Restate the listing below word for word, omitting any images.

▶ _Data_:
------------------------------------------------------------------------
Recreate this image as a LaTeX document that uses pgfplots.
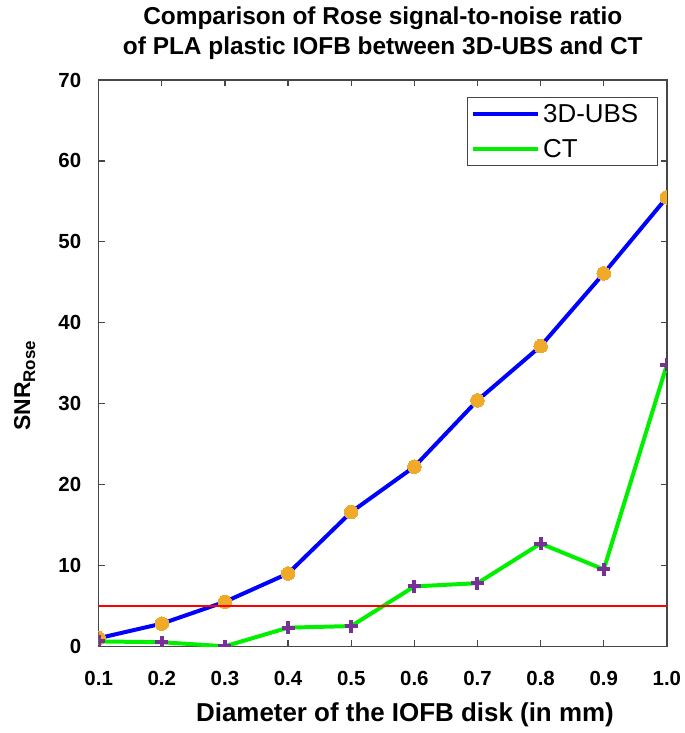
\documentclass[border=0pt]{standalone}
\usepackage{pgfplots}
\pgfplotsset{compat=1.18}
\usepackage{fontspec}
\setmainfont{Liberation Sans}
\definecolor{ubsblue}{RGB}{0,0,255}
\definecolor{ctgreen}{RGB}{0,240,0}
\definecolor{mkorange}{RGB}{238,170,40}
\definecolor{mkpurple}{RGB}{118,48,150}
\definecolor{axgray}{RGB}{70,70,70}
\begin{document}
\begin{tikzpicture}
\begin{axis}[
  scale only axis,
  width=570pt, height=568pt,
  xmin=0.1, xmax=1.0, ymin=0, ymax=70,
  xtick={0.1,0.2,...,1.0},
  xticklabels={0.1,0.2,0.3,0.4,0.5,0.6,0.7,0.8,0.9,1.0},
  ytick={0,10,...,70},
  tick align=inside,
  major tick length=6pt,
  axis line style={axgray, line width=1.3pt},
  every tick/.style={axgray, line width=1.3pt},
  tick label style={font=\fontsize{20.5}{22}\selectfont\bfseries},
  /pgf/number format/assume math mode=true,
  xticklabel style={yshift=-22pt},
  yticklabel style={xshift=-14pt},
  xlabel={\fontsize{26}{28}\selectfont\bfseries Diameter of the IOFB disk (in mm)},
  xlabel style={at={(axis description cs:0.539,0)}, anchor=center, yshift=-69pt},
  ylabel={\fontsize{23}{26}\selectfont\bfseries SNR\raisebox{-5pt}{\fontsize{17}{18}\selectfont Rose}},
  ylabel style={at={(axis description cs:-0.13,0.46)}, anchor=center},
  title={\fontsize{24.5}{30}\selectfont\bfseries\begin{tabular}{@{}c@{}}Comparison of Rose signal-to-noise ratio\\ of PLA plastic IOFB between 3D-UBS and CT\end{tabular}},
  title style={at={(axis description cs:0.5,1)}, anchor=center, yshift=41pt},
  legend style={at={(axis description cs:0.984,0.970)}, anchor=north east,
    font=\fontsize{26}{28}\selectfont,
    draw=axgray, line width=1.2pt, inner xsep=4pt, inner ysep=5pt, row sep=11pt,
    nodes={inner xsep=3pt, inner ysep=2pt}},
  legend cell align=left,
  legend image code/.code={\draw[#1, line width=4pt] (0pt,0pt) -- (65pt,0pt);},
  clip marker paths=true,
]
\addplot[ubsblue, line width=4pt, mark=*, mark size=6.8pt,
  mark options={draw=mkorange, fill=mkorange, line width=0pt}]
  coordinates {(0.1,1.0) (0.2,2.8) (0.3,5.5) (0.4,9.0) (0.5,16.6) (0.6,22.2) (0.7,30.4) (0.8,37.1) (0.9,46.1) (1.0,55.5)};
\addlegendentry{3D-UBS\kern12pt}
\addplot[ctgreen, line width=4pt, mark=+, mark size=6.5pt,
  mark options={draw=mkpurple, line width=4pt}]
  coordinates {(0.1,0.6) (0.2,0.5) (0.3,0.0) (0.4,2.3) (0.5,2.5) (0.6,7.4) (0.7,7.8) (0.8,12.7) (0.9,9.5) (1.0,34.8)};
\addlegendentry{CT}
\addplot[red, line width=1.8pt, forget plot] coordinates {(0.1,5) (1.0,5)};
\end{axis}
\path (current axis.south west) ++(-99pt,-87pt) rectangle ++(686pt,733pt);
\end{tikzpicture}
\end{document}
------------------------------------------------------------------------
▶ _The response_:
Recreate this image as a LaTeX document that uses pgfplots.
\documentclass[border=0pt]{standalone}
\usepackage{pgfplots}
\pgfplotsset{compat=1.18}
\usepackage{fontspec}
\setmainfont{Liberation Sans}
\definecolor{ubsblue}{RGB}{0,0,255}
\definecolor{ctgreen}{RGB}{0,240,0}
\definecolor{mkorange}{RGB}{238,170,40}
\definecolor{mkpurple}{RGB}{118,48,150}
\definecolor{axgray}{RGB}{70,70,70}
\begin{document}
\begin{tikzpicture}
\begin{axis}[
  scale only axis,
  width=570pt, height=568pt,
  xmin=0.1, xmax=1.0, ymin=0, ymax=70,
  xtick={0.1,0.2,...,1.0},
  xticklabels={0.1,0.2,0.3,0.4,0.5,0.6,0.7,0.8,0.9,1.0},
  ytick={0,10,...,70},
  tick align=inside,
  major tick length=6pt,
  axis line style={axgray, line width=1.3pt},
  every tick/.style={axgray, line width=1.3pt},
  tick label style={font=\fontsize{20.5}{22}\selectfont\bfseries},
  /pgf/number format/assume math mode=true,
  xticklabel style={yshift=-22pt},
  yticklabel style={xshift=-14pt},
  xlabel={\fontsize{26}{28}\selectfont\bfseries Diameter of the IOFB disk (in mm)},
  xlabel style={at={(axis description cs:0.539,0)}, anchor=center, yshift=-69pt},
  ylabel={\fontsize{23}{26}\selectfont\bfseries SNR\raisebox{-5pt}{\fontsize{17}{18}\selectfont Rose}},
  ylabel style={at={(axis description cs:-0.13,0.46)}, anchor=center},
  title={\fontsize{24.5}{30}\selectfont\bfseries\begin{tabular}{@{}c@{}}Comparison of Rose signal-to-noise ratio\\ of PLA plastic IOFB between 3D-UBS and CT\end{tabular}},
  title style={at={(axis description cs:0.5,1)}, anchor=center, yshift=41pt},
  legend style={at={(axis description cs:0.984,0.970)}, anchor=north east,
    font=\fontsize{26}{28}\selectfont,
    draw=axgray, line width=1.2pt, inner xsep=4pt, inner ysep=5pt, row sep=11pt,
    nodes={inner xsep=3pt, inner ysep=2pt}},
  legend cell align=left,
  legend image code/.code={\draw[#1, line width=4pt] (0pt,0pt) -- (65pt,0pt);},
  clip marker paths=true,
]
\addplot[ubsblue, line width=4pt, mark=*, mark size=6.8pt,
  mark options={draw=mkorange, fill=mkorange, line width=0pt}]
  coordinates {(0.1,1.0) (0.2,2.8) (0.3,5.5) (0.4,9.0) (0.5,16.6) (0.6,22.2) (0.7,30.4) (0.8,37.1) (0.9,46.1) (1.0,55.5)};
\addlegendentry{3D-UBS\kern12pt}
\addplot[ctgreen, line width=4pt, mark=+, mark size=6.5pt,
  mark options={draw=mkpurple, line width=4pt}]
  coordinates {(0.1,0.6) (0.2,0.5) (0.3,0.0) (0.4,2.3) (0.5,2.5) (0.6,7.4) (0.7,7.8) (0.8,12.7) (0.9,9.5) (1.0,34.8)};
\addlegendentry{CT}
\addplot[red, line width=1.8pt, forget plot] coordinates {(0.1,5) (1.0,5)};
\end{axis}
\path (current axis.south west) ++(-99pt,-87pt) rectangle ++(686pt,733pt);
\end{tikzpicture}
\end{document}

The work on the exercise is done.